Even though the Cold War has been over for more than 30 years, many of today’s conflicts –Yemen, Syria, Ukraine – are at least partly still proxy wars with one side often being backed by the United States while to other warring party being supported by Russia. It is time to recognize that the 21st century’s main threat, the climate catastrophe, cannot be “won” by geopolitical considerations that might have been relevant while the world was still dominated by two superpowers. Today’s treats, such as climate change or pandemics, can only be tackled by multilateral cooperation, not by a Cold War mind set which has outlived its usefulness long ago. A timely example is the necessity of a globally coordinated fight against COVID-19. Only once the majority of people in all States are vaccinated will the pandemic truly be defeated. Therefore, we appreciate the US Administration’s support for negotiating a TRIPS Agreement waiver for COVID-19 related vaccines at the World Trade Organization. Collaboration on tackling today’s major threats can only be successful if the international community is united in peace. Hence, we urge you to find lasting solutions to the manifold ongoing armed conflicts within the framework of universal international organizations.

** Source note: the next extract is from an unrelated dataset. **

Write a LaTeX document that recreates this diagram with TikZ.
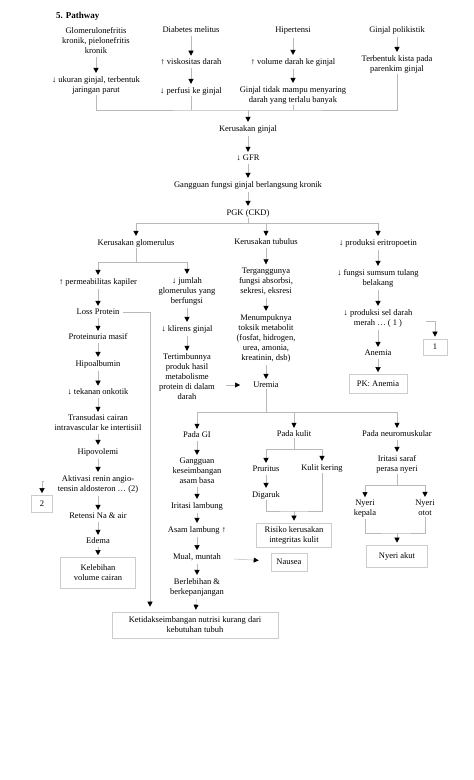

Lastly, foreign policy always has to be based on the principle of human dignity. Neither of your governments, however, seem to respect human rights. On the international level – for instance in Belarus or the Israel-Palestine conflict – human rights and the respect for international law seem to play a secondary role at best in the foreign policy of Russia and the United States. Internally, it is hardly any better: It is, for example, appalling that the torture camp in Guantanamo has still not been closed and that political opponents like Alexei Nawalny are being poisoned and imprisoned. Rather than violating human rights, both Russia and the United States ought to respect the equality of all human beings and their freedom to lead the life they wish without discrimination on any ground such as gender, race, color, language, religion, political or other opinion, national or social origin, association with a national minority, property, birth or other status.
Under these considerations, we hope that your summit on 16 June in Geneva will help you to overcome your approach to foreign policy which is still based on the threats of the last century and that it contributes to building a peaceful order centered on multilateral institutions, the respect for international law and the principle of human dignity.